Last week the US Senate passed the Taxpayer First Act of 2019, a package of IRS reform legislation intended to redesign the Internal Revenue Service (IRS). The House also passed the legislation for the second time last week.

The bill, which contains many provisions, establishes an independent office of appeals within the IRS, requires the IRS to submit to Congressional plans to restructure the IRS to modernize technology systems and enhance cybersecurity. The bill will allow the IRS to improve efficiency, better meet taxpayer needs, and requires the development of a comprehensive customer service strategy.

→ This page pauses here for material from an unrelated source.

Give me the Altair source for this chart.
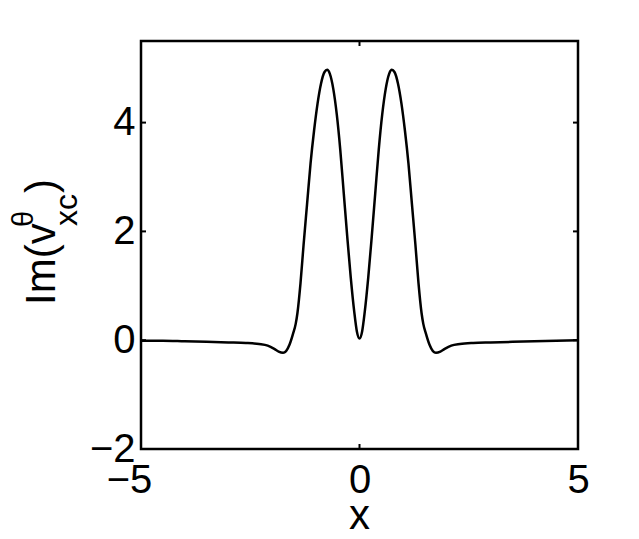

Included in the bill are additional provisions to help protect taxpayers from tax-related identity theft, and improve taxpayer interactions with the IRS if they fall victim to identity theft. Also included is an expansion to all taxpayers of an IRS program that currently allows only victims of tax identity theft to obtain a personalized PIN to better secure their identity. New safeguards have been put into place to protect taxpayers against IRS enforcement abuses of “structuring laws” that previously allowed the agency to seize taxpayer assets using civil forfeiture procedures if taxpayers appear to be making bank deposits in amounts just below $10,000 to avoid bank-reporting requirements.

Additionally, the Taxpayer First Act protects low-income taxpayers by permanently authorizing, and also authorizing additional funding for, the Volunteer Income Tax Assistance program. The bill includes several provisions regarding fee waivers and lump sum payments associated with IRS payment plans, and modifies IRS legal authority to issue a summons in certain cases to ensure the enforcement tool is only used for uncooperative taxpayers.

The bipartisan legislation strengthen taxpayers’ rights to an appeal and preserves the IRS Oversight Board, which gives the IRS and Congress the opportunity to revitalize the board in order to achieve its original purpose, acting as a board of directors for the IRS. Another provision of the Taxpayer First Act creates two new categories of cases that are not eligible for future referral to private collection agencies.

  • Taxpayers whose income is substantially derived from supplemental security income benefits or disability insurance benefit payments;
  • Taxpayers with an adjusted gross income of 200 percent of the applicable poverty level and below.

The provision ensures that cases involving low-income taxpayers will stay within the IRS and not be referred to the Private Debt Collection program.

The Taxpayer First Act of 2019 will now be sent to President Trump for signature.